Preparation of the Hamiltonian of H2, LiH and H2O

We treat H2 molecule with 2-electrons in a minimal basis STO-3G and use the Jordan-Wigner transformation34. The final Hamiltonian is of 4 qubits. We treat LiH molecule with 4-electrons in a minimal basis STO-3G and use the Jordan-Wigner transformation34. We assumed the first two lowest orbitals are occupied by electrons and the the final Hamiltonian is of 4 qubits. We treat H2O molecule with 10-electrons in a minimal basis STO-3G, we use Jordan-Wigner transformation34. We assume the first four lowest energy orbitals are occupied by electrons and first two highest energy orbitals are not occupied all time. We also use the spin symmetry in41,42 to reduce another two qubits. With the reduction of the number of qubits, finally we have 6 qubits Hamiltonian35,43. All calculations of integrals in second quantization and transformations of electronic structure are done by OpenFermion44 and Psi445.

Gradient estimation

The two functions ϕ(x) and s(x) are both real function.
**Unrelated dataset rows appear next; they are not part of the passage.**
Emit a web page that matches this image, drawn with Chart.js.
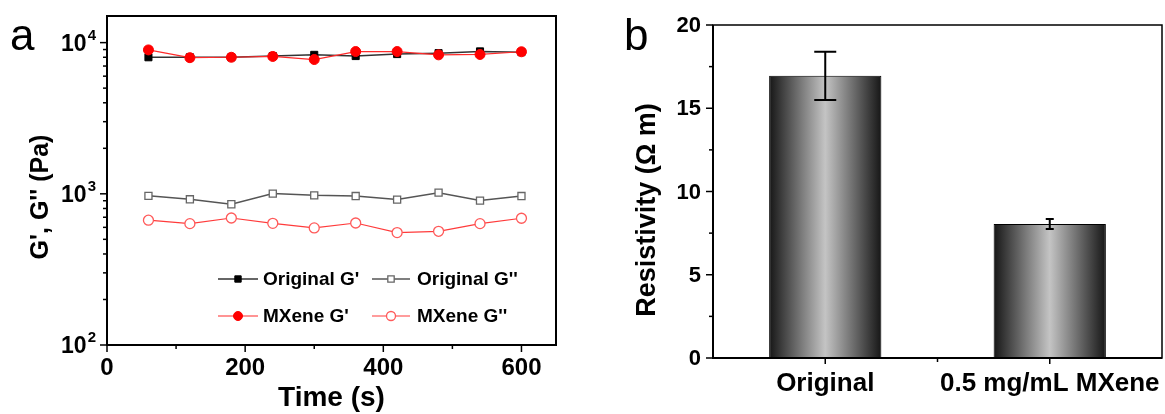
<!DOCTYPE html>
<html><head><meta charset="utf-8">
<script src="https://cdn.jsdelivr.net/npm/chart.js@4.4.1/dist/chart.umd.min.js"></script>
<style>
html,body{margin:0;padding:0;background:#fff;}
#wrap{position:relative;width:1165px;height:414px;overflow:hidden;background:#fff;}
#ca{position:absolute;left:0;top:0;}
#cb{position:absolute;left:580px;top:0;}
</style></head>
<body><div id="wrap"><canvas id="ca" width="580" height="414"></canvas><canvas id="cb" width="585" height="414"></canvas></div>
<script>
// ---- data (panel a) ----
const timeS = [60, 120, 180, 240, 300, 360, 420, 480, 540, 600];
const originalGp = [8000, 8000, 8000, 8150, 8300, 8150, 8400, 8520, 8750, 8650];
const originalGpp = [970, 920, 853, 1003, 977, 967, 916, 1018, 902, 967];
const mxeneGp = [8950, 7950, 8000, 8100, 7730, 8730, 8730, 8300, 8350, 8700];
const mxeneGpp = [669, 635, 692, 638, 595, 641, 554, 565, 635, 689];
const seriesNames = ["Original G'", "Original G''", "MXene G'", "MXene G''"];
const logTicks = [100, 1000, 10000];
const timeTicks = [0, 200, 400, 600];
// ---- data (panel b) ----
const barCategories = ['Original', '0.5 mg/mL MXene'];
const resistivity = [16.95, 8.05];
const resistivityErr = [1.45, 0.3];
const resTicks = [0, 5, 10, 15, 20];

const FONT = '"Liberation Sans", Arial, sans-serif';
const pts = (ys) => timeS.map((t, i) => ({x: t, y: ys[i]}));

function drawSupLabel(ctx, xRight, y, base, exp) {
  ctx.font = 'bold 15px ' + FONT;
  const ew = ctx.measureText(exp).width;
  ctx.textAlign = 'left'; ctx.textBaseline = 'alphabetic';
  ctx.fillText(exp, xRight - ew, y - 3);
  ctx.font = 'bold 23px ' + FONT;
  ctx.textAlign = 'right'; ctx.textBaseline = 'middle';
  ctx.fillText(base, xRight - ew - 1, y + 2);
}

const panelA = {
  id: 'panelA',
  afterDraw(chart) {
    const ctx = chart.ctx;
    const {left, right, top, bottom} = chart.chartArea;
    const xs = chart.scales.x, ys = chart.scales.y;
    ctx.save();
    ctx.fillStyle = '#000'; ctx.strokeStyle = '#000';
    ctx.lineWidth = 2;
    ctx.strokeRect(left, top, right - left, bottom - top);
    // y ticks (log)
    ctx.lineWidth = 1.5;
    for (let d = 0; d < logTicks.length; d++) {
      const dec = logTicks[d];
      for (let m = 1; m <= 9; m++) {
        const v = m * dec;
        if (v > ys.max) break;
        const py = ys.getPixelForValue(v);
        const len = m === 1 ? 7 : 4;
        ctx.beginPath(); ctx.moveTo(left - len, py); ctx.lineTo(left, py); ctx.stroke();
      }
    }
    logTicks.forEach(v => {
      drawSupLabel(ctx, left - 11, ys.getPixelForValue(v), '10', String(Math.round(Math.log10(v))));
    });
    // x ticks
    for (let i = 0; i < timeTicks.length; i++) {
      const px = xs.getPixelForValue(timeTicks[i]);
      ctx.beginPath(); ctx.moveTo(px, bottom); ctx.lineTo(px, bottom + 7); ctx.stroke();
      if (i < timeTicks.length - 1) {
        const mx = xs.getPixelForValue((timeTicks[i] + timeTicks[i + 1]) / 2);
        ctx.beginPath(); ctx.moveTo(mx, bottom); ctx.lineTo(mx, bottom + 4); ctx.stroke();
      }
      ctx.font = 'bold 24px ' + FONT;
      ctx.textAlign = 'center'; ctx.textBaseline = 'middle';
      ctx.fillText(String(timeTicks[i]), px, bottom + 23);
    }
    // axis titles
    ctx.font = 'bold 28px ' + FONT;
    ctx.textAlign = 'center'; ctx.textBaseline = 'middle';
    ctx.fillText('Time (s)', (left + right) / 2, 398);
    ctx.save();
    ctx.translate(41, 197); ctx.rotate(-Math.PI / 2);
    ctx.font = 'bold 25px ' + FONT;
    ctx.fillText("G', G'' (Pa)", 0, 0);
    ctx.restore();
    // panel letter
    ctx.font = '44px ' + FONT; ctx.textAlign = 'left'; ctx.textBaseline = 'alphabetic';
    ctx.fillText('a', 10, 50);
    // legend
    const cols = [[218, 258, 263], [372, 410, 417]];
    const rows = [279, 316];
    chart.data.datasets.forEach((ds, i) => {
      const col = cols[i % 2], ry = rows[Math.floor(i / 2)];
      const cx = (col[0] + col[1]) / 2;
      ctx.strokeStyle = ds.borderColor; ctx.lineWidth = ds.borderWidth;
      ctx.beginPath(); ctx.moveTo(col[0], ry); ctx.lineTo(col[1], ry); ctx.stroke();
      ctx.fillStyle = ds.pointBackgroundColor; ctx.strokeStyle = ds.pointBorderColor;
      ctx.lineWidth = ds.pointBorderWidth;
      ctx.beginPath();
      const r = ds.pointRadius * 0.9;
      if (ds.pointStyle === 'rect') {
        const s = Math.SQRT1_2 * r;
        ctx.rect(cx - s, ry - s, 2 * s, 2 * s);
      } else {
        ctx.arc(cx, ry, r, 0, Math.PI * 2);
      }
      ctx.fill(); ctx.stroke();
      ctx.fillStyle = '#000';
      ctx.font = 'bold 19px ' + FONT; ctx.textAlign = 'left'; ctx.textBaseline = 'middle';
      ctx.fillText(ds.label, col[2], ry + 1);
    });
    ctx.restore();
  }
};

new Chart(document.getElementById('ca'), {
  type: 'line',
  data: {
    datasets: [
      {label: seriesNames[0], data: pts(originalGp), order: 1, borderColor: '#333333', borderWidth: 1.5,
        pointStyle: 'rect', pointRadius: 5, pointBackgroundColor: '#000', pointBorderColor: '#000', pointBorderWidth: 1},
      {label: seriesNames[1], data: pts(originalGpp), order: 2, borderColor: '#555555', borderWidth: 1.5,
        pointStyle: 'rect', pointRadius: 5, pointBackgroundColor: '#fff', pointBorderColor: '#666666', pointBorderWidth: 1.3},
      {label: seriesNames[2], data: pts(mxeneGp), order: 0, borderColor: '#ff2a2a', borderWidth: 1.2,
        pointStyle: 'circle', pointRadius: 5, pointBackgroundColor: '#ff0000', pointBorderColor: '#ff0000', pointBorderWidth: 1},
      {label: seriesNames[3], data: pts(mxeneGpp), order: 3, borderColor: '#ff3b3b', borderWidth: 1.2,
        pointStyle: 'circle', pointRadius: 5, pointBackgroundColor: '#fff', pointBorderColor: '#ff5a5a', pointBorderWidth: 1.3}
    ]
  },
  options: {
    responsive: false, animation: false, devicePixelRatio: 1,
    layout: {padding: {left: 107, right: 24, top: 16, bottom: 69}},
    scales: {
      x: {type: 'linear', min: 0, max: 650, display: false},
      y: {type: 'logarithmic', min: 100, max: 15000, display: false}
    },
    plugins: {legend: {display: false}, tooltip: {enabled: false}}
  },
  plugins: [panelA]
});

const panelB = {
  id: 'panelB',
  afterDatasetsDraw(chart) {
    const ctx = chart.ctx;
    const xs = chart.scales.x, ys = chart.scales.y;
    const caps = [11, 4];
    ctx.save(); ctx.strokeStyle = '#000'; ctx.lineWidth = 2;
    resistivity.forEach((v, i) => {
      const px = xs.getPixelForValue(i);
      const yT = ys.getPixelForValue(v + resistivityErr[i]);
      const yB = ys.getPixelForValue(v - resistivityErr[i]);
      ctx.beginPath();
      ctx.moveTo(px, yT); ctx.lineTo(px, yB);
      ctx.moveTo(px - caps[i], yT); ctx.lineTo(px + caps[i], yT);
      ctx.moveTo(px - caps[i], yB); ctx.lineTo(px + caps[i], yB);
      ctx.stroke();
    });
    ctx.restore();
  },
  afterDraw(chart) {
    const ctx = chart.ctx;
    const {left, right, top, bottom} = chart.chartArea;
    const xs = chart.scales.x, ys = chart.scales.y;
    ctx.save();
    ctx.strokeStyle = '#000'; ctx.fillStyle = '#000';
    ctx.lineWidth = 1.5;
    ctx.strokeRect(left, top, right - left, bottom - top);
    ctx.lineWidth = 2;
    ctx.beginPath(); ctx.moveTo(left, top); ctx.lineTo(left, bottom); ctx.lineTo(right, bottom); ctx.stroke();
    ctx.lineWidth = 1.5;
    for (let i = 0; i < resTicks.length; i++) {
      const py = ys.getPixelForValue(resTicks[i]);
      ctx.beginPath(); ctx.moveTo(left - 7, py); ctx.lineTo(left, py); ctx.stroke();
      if (i < resTicks.length - 1) {
        const my = ys.getPixelForValue((resTicks[i] + resTicks[i + 1]) / 2);
        ctx.beginPath(); ctx.moveTo(left - 4, my); ctx.lineTo(left, my); ctx.stroke();
      }
      ctx.font = 'bold 22px ' + FONT; ctx.textAlign = 'right'; ctx.textBaseline = 'middle';
      ctx.fillText(String(resTicks[i]), left - 12, py + 1);
    }
    const n = chart.data.labels.length;
    const cw = (right - left) / n;
    for (let i = 0; i < n; i++) {
      const px = xs.getPixelForValue(i);
      ctx.beginPath(); ctx.moveTo(px, bottom); ctx.lineTo(px, bottom + 6); ctx.stroke();
      if (i > 0) {
        const bx = px - cw / 2;
        ctx.beginPath(); ctx.moveTo(bx, bottom); ctx.lineTo(bx, bottom + 4); ctx.stroke();
      }
      ctx.font = 'bold 26px ' + FONT; ctx.textAlign = 'center'; ctx.textBaseline = 'middle';
      ctx.fillText(chart.data.labels[i], px, bottom + 26);
    }
    ctx.save();
    ctx.translate(68, 210); ctx.rotate(-Math.PI / 2);
    ctx.font = 'bold 27px ' + FONT; ctx.textAlign = 'center'; ctx.textBaseline = 'middle';
    ctx.fillText('Resistivity (\u03A9 m)', 0, 0);
    ctx.restore();
    ctx.font = '44px ' + FONT; ctx.textAlign = 'left'; ctx.textBaseline = 'alphabetic';
    ctx.fillText('b', 44, 50);
    ctx.restore();
  }
};

new Chart(document.getElementById('cb'), {
  type: 'bar',
  data: {
    labels: barCategories,
    datasets: [{
      label: 'Resistivity',
      data: resistivity,
      borderColor: '#000', borderWidth: 1,
      barPercentage: 1, categoryPercentage: 0.5,
      backgroundColor: (c) => {
        const chart = c.chart, xs = chart.scales && chart.scales.x;
        if (!xs || c.dataIndex === undefined || !chart.chartArea) return '#888';
        const cx = xs.getPixelForValue(c.dataIndex);
        const half = xs.width / chart.data.labels.length * 0.5 / 2;
        const g = chart.ctx.createLinearGradient(cx - half, 0, cx + half, 0);
        g.addColorStop(0, '#161616');
        g.addColorStop(0.5, '#c4c4c4');
        g.addColorStop(1, '#161616');
        return g;
      }
    }]
  },
  options: {
    responsive: false, animation: false, devicePixelRatio: 1,
    layout: {padding: {left: 133, right: 3, top: 25, bottom: 56}},
    scales: {
      x: {display: false},
      y: {min: 0, max: 20, display: false}
    },
    plugins: {legend: {display: false}, tooltip: {enabled: false}}
  },
  plugins: [panelB]
});
</script>
</body></html>
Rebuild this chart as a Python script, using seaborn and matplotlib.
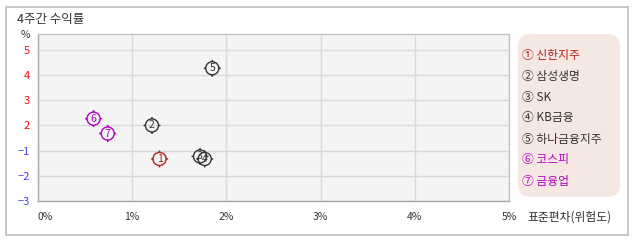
import numpy as np
import pandas as pd
import seaborn as sns
import matplotlib
matplotlib.use("Agg")
import matplotlib.pyplot as plt
from matplotlib.path import Path
from matplotlib.patches import Rectangle, FancyBboxPatch

# ---- data ----
labels = ["1", "2", "3", "4", "5", "6", "7"]
names = ["신한지주", "삼성생명", "SK", "KB금융", "하나금융지주", "코스피", "금융업"]
circled = ["①", "②", "③", "④", "⑤", "⑥", "⑦"]
risk = [1.29, 1.21, 1.72, 1.77, 1.85, 0.59, 0.74]        # 표준편차 (%)
ret = [-1.33, 2.0, -1.23, -1.33, 4.27, 2.27, 1.04]        # 4주간 수익률 (%)
colors = ["#b8201c", "#333333", "#333333", "#333333", "#333333", "#b400c4", "#b400c4"]
xticks = [0, 1, 2, 3, 4, 5]
xtick_labels = ["0%", "1%", "2%", "3%", "4%", "5%"]
yticks = [-3, -2, -1, 2, 3, 4, 5]
ytick_labels = ["−3", "−2", "−1", "2", "3", "4", "5"]

sns.set_style("white")
plt.rcParams["font.family"] = ["Noto Sans CJK KR", "DejaVu Sans"]

W, H = 638, 242
fig = plt.figure(figsize=(W / 100, H / 100), dpi=100)

def fx(x):
    return x / W

def fy(y):
    return 1 - y / H

# outer frame
fig.patches.append(Rectangle((fx(6), fy(235)), fx(622), 228 / H, transform=fig.transFigure,
                             fill=False, edgecolor="#bdbdbd", lw=1.2))

ax = fig.add_axes([fx(38), fy(201), fx(509 - 38), (201 - 34.3) / H])
ax.set_facecolor("#f4f4f4")

# y scale: -3..-1 and 2..5 evenly spaced, gap -1..2 compressed into one step
def fwd(v):
    v = np.asarray(v, dtype=float)
    return np.where(v >= 2, v - 2, np.where(v <= -1, v, -1 + (v + 1) / 3))

def inv(p):
    p = np.asarray(p, dtype=float)
    return np.where(p >= 0, p + 2, np.where(p <= -1, p, -1 + (p + 1) * 3))

ax.set_yscale("function", functions=(fwd, inv))

# marker: circle with four small ticks
circ = Path.unit_circle()
ticks = Path([(0, 1), (0, 1.3), (0, -1), (0, -1.3), (1, 0), (1.3, 0), (-1, 0), (-1.3, 0)],
             [Path.MOVETO, Path.LINETO] * 4)
marker = Path.make_compound_path(circ, ticks)

df = pd.DataFrame({"risk": risk, "ret": ret, "label": labels})
sns.scatterplot(data=df, x="risk", y="ret", hue="label", palette=colors, marker=marker,
                s=150, linewidth=1.0, legend=False, ax=ax, zorder=3)
coll = ax.collections[0]
coll.set_facecolors("none")
coll.set_edgecolors(colors)
coll.set_linewidths(1.0)
for x, y, t, c in zip(risk, ret, labels, colors):
    ax.text(x, y, t, color=c, fontsize=7.5, ha="center", va="center", zorder=4)

ax.set_xlim(0, 5)
ax.set_ylim(-3, 5.62)
ax.set_xticks(xticks)
ax.set_yticks(yticks)
ax.set_xticklabels([])
ax.set_yticklabels(ytick_labels, fontsize=8)
for lab, v in zip(ax.get_yticklabels(), yticks):
    lab.set_color("#ee1111" if v > 0 else "#4040ee")
ax.tick_params(axis="y", length=0, pad=6)
ax.tick_params(axis="x", length=0)
ax.grid(True, color="#dadada", lw=1)
ax.set_axisbelow(True)
for side in ["top", "right"]:
    ax.spines[side].set_color("#c4c4c4")
for side in ["left", "bottom"]:
    ax.spines[side].set_color("#a8a8a8")
for sp in ax.spines.values():
    sp.set_linewidth(1)
ax.set_xlabel("")
ax.set_ylabel("")

# x tick labels
for v, t in zip(xticks, xtick_labels):
    xpix = 38 + v * 94.2
    ha = "left" if v == 0 else "center"
    fig.text(fx(xpix), fy(217), t, fontsize=7.5, color="#333333", ha=ha, va="center")

fig.text(fx(527), fy(217), "표준편차(위험도)", fontsize=8.5, color="#333333", ha="left", va="center")
fig.text(fx(17), fy(19), "4주간 수익률", fontsize=9, color="#333333", ha="left", va="center")
fig.text(fx(25), fy(35), "%", fontsize=7.5, color="#333333", ha="center", va="center")

# legend box
fig.patches.append(FancyBboxPatch((fx(518), fy(197)), fx(620 - 518), (197 - 34) / H,
                                  boxstyle="round,pad=0,rounding_size=0.02",
                                  transform=fig.transFigure, facecolor="#f5e8e2",
                                  edgecolor="none", mutation_aspect=W / H))
for i, (cc, nm, col) in enumerate(zip(circled, names, colors)):
    fig.text(fx(522), fy(55 + i * 21), cc + " " + nm, fontsize=8.5, color=col,
             ha="left", va="center")

fig.savefig("out.png", dpi=100)
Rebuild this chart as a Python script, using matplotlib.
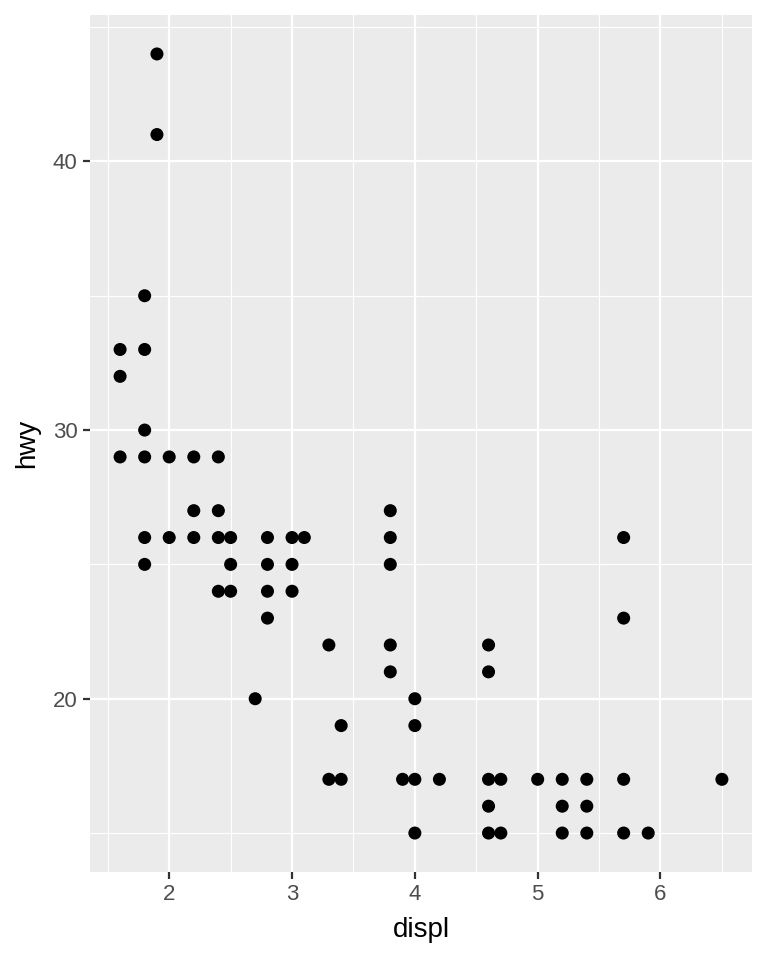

Thus, the gradient for parameter pk can be estimated as \(2\left( {\left\langle {E_{loc}D_{p_k}} \right\rangle - \left\langle {E_{loc}} \right\rangle \left\langle {D_{p_k}} \right\rangle } \right)\) where \(E_{loc}(x) = \frac{{\langle x|H|\phi \rangle }}{{\phi (x)s(x)}}\) is so called local energy, \(D_{p_k}(x) = \frac{{\partial _{p_k}(\phi (x)s(x))}}{{\phi (x)s(x)}}\). 〈...〉 represents the expectation value of joint distribution determined by ϕ(x) and s(x) (details in Supplementary Note 1).

Implementation details

In our simulation we choose small constant learning rate 0.01 to avoid trapping in local minimum. All parameter are initialized as a random number between (−0.02,0.02). The range of initial random parameter is to avoid gradient vanishing of tanh. For each calculation we just need 1 reusing ancilla qubit all the time. Thus, in the simulation, the number of required qubits is m + n + 1. All calculations do not consider the noise and system error (details in Supplementary Note 5).